Argentina June Tax Receipts Slip, Raising Concerns Over Fiscal Targets and Peso Pressure

by VT Markets
/
Jul 3, 2026

Argentina’s tax revenue eased in June to 20,017b, down from 21,513b in the prior month. The month-on-month decline suggests a softer inflow to the treasury compared with May.

The data point captures a pullback in aggregate collections over the period, with June registering a lower total than the previous reading. No further breakdown of components was provided alongside the headline figure.

Implications For Argentina’s Currency And Equities

We see the drop in Argentina’s month-over-month tax revenue as a clear signal of slowing economic activity. This miss on revenue collection puts immediate pressure on the government’s fiscal consolidation plans. It suggests the positive momentum seen earlier in the year may be starting to fade.

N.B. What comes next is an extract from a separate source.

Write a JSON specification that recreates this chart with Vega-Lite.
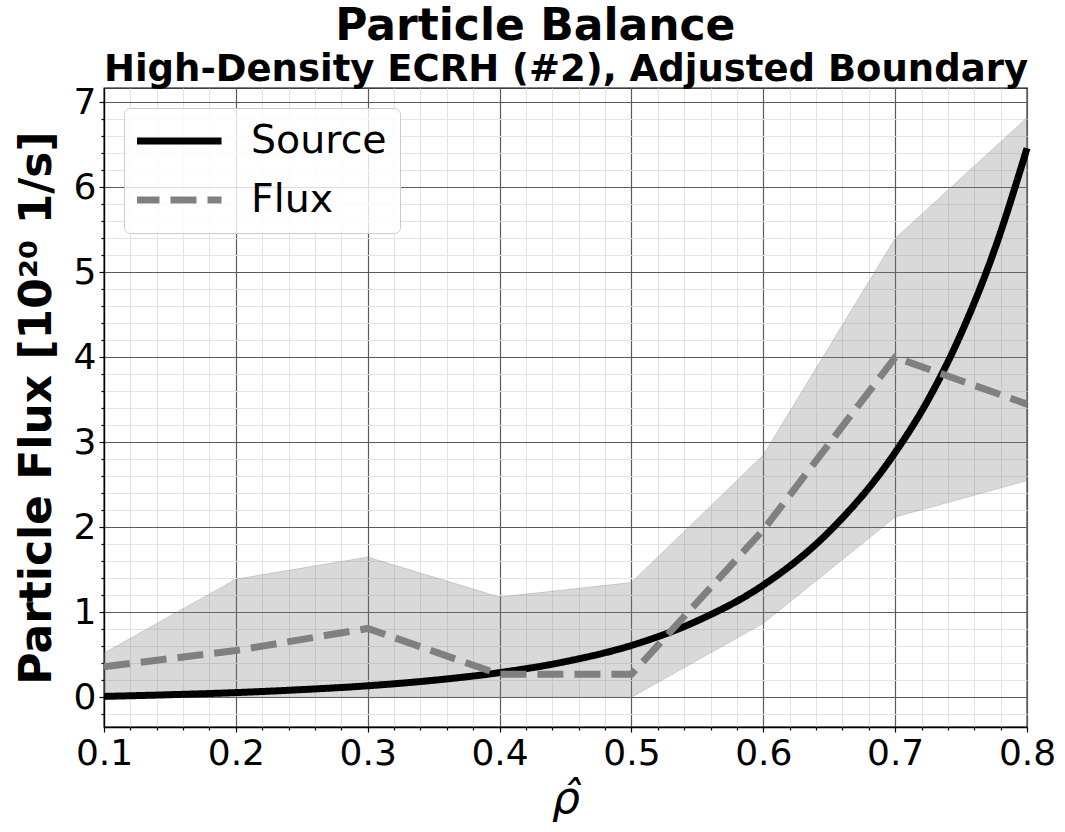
{
  "$schema": "https://vega.github.io/schema/vega-lite/v6.json",
  "width": 923,
  "height": 639,
  "autosize": {"type": "none"},
  "padding": {"left": 104, "top": 88, "right": 38, "bottom": 105},
  "background": "white",
  "config": {
    "view": {"stroke": "black", "strokeWidth": 1.3},
    "font": "DejaVu Sans"
  },
  "title": {
    "text": "Particle Balance",
    "frame": "bounds",
    "anchor": "middle",
    "font": "DejaVu Sans",
    "fontSize": 44,
    "fontWeight": "bold",
    "color": "black",
    "offset": 1
  },
  "datasets": {
    "band": [
      {"rho": 0.1, "lo": 0.0, "hi": 0.52},
      {"rho": 0.2, "lo": 0.0, "hi": 1.39},
      {"rho": 0.3, "lo": 0.0, "hi": 1.65},
      {"rho": 0.4, "lo": 0.0, "hi": 1.18},
      {"rho": 0.5, "lo": 0.0, "hi": 1.35},
      {"rho": 0.6, "lo": 0.87, "hi": 2.85},
      {"rho": 0.7, "lo": 2.12, "hi": 5.4},
      {"rho": 0.8, "lo": 2.55, "hi": 6.82}
    ],
    "lines": [
      {"rho": 0.1, "series": "Source", "value": 0.01},
      {"rho": 0.15, "series": "Source", "value": 0.03},
      {"rho": 0.2, "series": "Source", "value": 0.055},
      {"rho": 0.25, "series": "Source", "value": 0.09},
      {"rho": 0.3, "series": "Source", "value": 0.135},
      {"rho": 0.35, "series": "Source", "value": 0.2},
      {"rho": 0.4, "series": "Source", "value": 0.29},
      {"rho": 0.45, "series": "Source", "value": 0.42},
      {"rho": 0.5, "series": "Source", "value": 0.61},
      {"rho": 0.55, "series": "Source", "value": 0.9},
      {"rho": 0.6, "series": "Source", "value": 1.32},
      {"rho": 0.65, "series": "Source", "value": 1.95},
      {"rho": 0.7, "series": "Source", "value": 2.88},
      {"rho": 0.725, "series": "Source", "value": 3.5},
      {"rho": 0.75, "series": "Source", "value": 4.28},
      {"rho": 0.775, "series": "Source", "value": 5.25},
      {"rho": 0.8, "series": "Source", "value": 6.46},
      {"rho": 0.1, "series": "Flux", "value": 0.36},
      {"rho": 0.2, "series": "Flux", "value": 0.55},
      {"rho": 0.3, "series": "Flux", "value": 0.81},
      {"rho": 0.4, "series": "Flux", "value": 0.27},
      {"rho": 0.5, "series": "Flux", "value": 0.27},
      {"rho": 0.6, "series": "Flux", "value": 1.97},
      {"rho": 0.7, "series": "Flux", "value": 4.0},
      {"rho": 0.8, "series": "Flux", "value": 3.45}
    ]
  },
  "layer": [
    {
      "data": {"name": "band"},
      "mark": {"type": "area", "fill": "#808080", "fillOpacity": 0.3, "stroke": "#808080", "strokeOpacity": 0.3, "strokeWidth": 1},
      "encoding": {
        "x": {
          "field": "rho",
          "type": "quantitative",
          "scale": {"domain": [0.1, 0.8], "nice": false, "zero": false},
          "axis": {
            "orient": "bottom",
            "title": "ρ̂",
            "titleFont": "DejaVu Sans",
            "titleFontSize": 44,
            "titleFontStyle": "italic",
            "titleFontWeight": "normal",
            "titleColor": "black",
            "titlePadding": 6,
            "tickCount": 200,
            "values": [0.1, 0.12, 0.14, 0.16, 0.18, 0.2, 0.22, 0.24, 0.26, 0.28, 0.3, 0.32, 0.34, 0.36, 0.38, 0.4, 0.42, 0.44, 0.46, 0.48, 0.5, 0.52, 0.54, 0.56, 0.58, 0.6, 0.62, 0.64, 0.66, 0.68, 0.7, 0.72, 0.74, 0.76, 0.78, 0.8],
            "labelExpr": "abs(datum.value*10 - round(datum.value*10)) < 0.001 ? format(datum.value, '.1f') : ''",
            "labelFont": "DejaVu Sans",
            "labelFontSize": 36,
            "labelColor": "black",
            "labelPadding": 4,
            "labelOverlap": false,
            "labelFlush": false,
            "domainColor": "black",
            "domainWidth": 1.3,
            "tickColor": "black",
            "tickWidth": 1.2,
            "tickSize": {"condition": {"test": "abs(datum.value*10 - round(datum.value*10)) < 0.001", "value": 5}, "value": 3},
            "grid": true,
            "gridColor": {"condition": {"test": "abs(datum.value*10 - round(datum.value*10)) < 0.001", "value": "#5a5a5a"}, "value": "#e3e3e3"},
            "gridWidth": {"condition": {"test": "abs(datum.value*10 - round(datum.value*10)) < 0.001", "value": 1.2}, "value": 1}
          }
        },
        "y": {
          "field": "lo",
          "type": "quantitative",
          "scale": {"domain": [-0.35, 7.17], "nice": false, "zero": false},
          "axis": {
            "title": "Particle Flux [10²⁰ 1/s]",
            "titleFont": "DejaVu Sans",
            "titleFontSize": 44,
            "titleFontWeight": "bold",
            "titleColor": "black",
            "titlePadding": 14,
            "tickCount": 200,
            "values": [-0.2, 0, 0.2, 0.4, 0.6, 0.8, 1, 1.2, 1.4, 1.6, 1.8, 2, 2.2, 2.4, 2.6, 2.8, 3, 3.2, 3.4, 3.6, 3.8, 4, 4.2, 4.4, 4.6, 4.8, 5, 5.2, 5.4, 5.6, 5.8, 6, 6.2, 6.4, 6.6, 6.8, 7],
            "labelExpr": "abs(datum.value - round(datum.value)) < 0.001 ? format(datum.value, '.0f') : ''",
            "labelFont": "DejaVu Sans",
            "labelFontSize": 36,
            "labelColor": "black",
            "labelPadding": 3,
            "labelOverlap": false,
            "labelFlush": false,
            "domainColor": "black",
            "domainWidth": 1.3,
            "tickColor": "black",
            "tickWidth": 1.2,
            "tickSize": {"condition": {"test": "abs(datum.value - round(datum.value)) < 0.001", "value": 5}, "value": 3},
            "grid": true,
            "gridColor": {"condition": {"test": "abs(datum.value - round(datum.value)) < 0.001", "value": "#5a5a5a"}, "value": "#e3e3e3"},
            "gridWidth": {"condition": {"test": "abs(datum.value - round(datum.value)) < 0.001", "value": 1.2}, "value": 1}
          }
        },
        "y2": {"field": "hi"}
      }
    },
    {
      "data": {"name": "lines"},
      "transform": [{"filter": "datum.series === 'Source'"}],
      "mark": {"type": "line", "strokeWidth": 7, "strokeCap": "butt", "interpolate": "monotone"},
      "encoding": {
        "x": {
          "field": "rho",
          "type": "quantitative",
          "axis": {
            "orient": "top",
            "title": "High-Density ECRH (#2), Adjusted Boundary",
            "titleFont": "DejaVu Sans",
            "titleFontSize": 37,
            "titleFontWeight": "bold",
            "titleColor": "black",
            "titleBaseline": "alphabetic",
            "titlePadding": 8,
            "labels": false,
            "ticks": false,
            "domain": false,
            "grid": false
          }
        },
        "y": {"field": "value", "type": "quantitative"},
        "color": {
          "field": "series",
          "type": "nominal",
          "scale": {"domain": ["Source", "Flux"], "range": ["#000000", "#808080"]},
          "legend": {
            "title": null,
            "orient": "top-left",
            "offset": 20,
            "symbolType": "stroke",
            "symbolSize": 7744,
            "symbolStrokeWidth": 7,
            "symbolOffset": -7,
            "clipHeight": 40,
            "labelFont": "DejaVu Sans",
            "labelFontSize": 39.5,
            "labelColor": "black",
            "labelOffset": 26,
            "padding": 13,
            "rowPadding": 19,
            "fillColor": "rgba(255,255,255,0.8)",
            "strokeColor": "#cccccc",
            "cornerRadius": 6
          }
        },
        "strokeDash": {
          "field": "series",
          "type": "nominal",
          "scale": {"domain": ["Source", "Flux"], "range": [[1, 0], [26, 11]]}
        }
      }
    },
    {
      "data": {"name": "lines"},
      "transform": [{"filter": "datum.series === 'Flux'"}],
      "mark": {"type": "line", "strokeWidth": 7, "strokeCap": "butt", "interpolate": "linear"},
      "encoding": {
        "x": {"field": "rho", "type": "quantitative", "axis": null},
        "y": {"field": "value", "type": "quantitative"},
        "color": {"field": "series", "type": "nominal"},
        "strokeDash": {"field": "series", "type": "nominal"}
      }
    }
  ],
  "resolve": {"axis": {"x": "independent"}}
}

This development strengthens our bearish outlook on the Argentine Peso for the coming weeks. The government may have to resort to more money printing or debt issuance, both of which are negative for the currency. We are positioning for this by evaluating short positions in ARS/USD futures contracts.

For equity markets, this data points to increased downside risk for the Merval index. We are looking to buy put options on the Global X MSCI Argentina ETF ($ARGT) as a direct way to hedge or speculate on a market dip. The weakening fiscal picture is unlikely to be received well by stock market investors.

Rising Volatility, External Pressures, And Market Risks

Uncertainty is now the dominant theme, meaning we should anticipate higher volatility. Recent data shows Argentina’s 5-year credit default swaps (CDS) have already widened to over 1500 basis points, reflecting this heightened risk. This environment makes strategies that profit from price swings, such as long straddles on major Argentine companies, look increasingly attractive.

The situation is worsened by recent external factors that have become more apparent. Global soybean prices, a critical source of export tax revenue for Argentina, have fallen over 10% in the last quarter. This external pressure compounds the internal slowdown evidenced by the tax collection figures.

Historically, periods of fiscal strain in Argentina have led to abrupt policy shifts and market dislocations. With monthly inflation ticking up again slightly in June 2026 to 5.5%, after a steady decline, the margin for error is shrinking. We believe implied volatility in the options market is currently too low given these converging risks.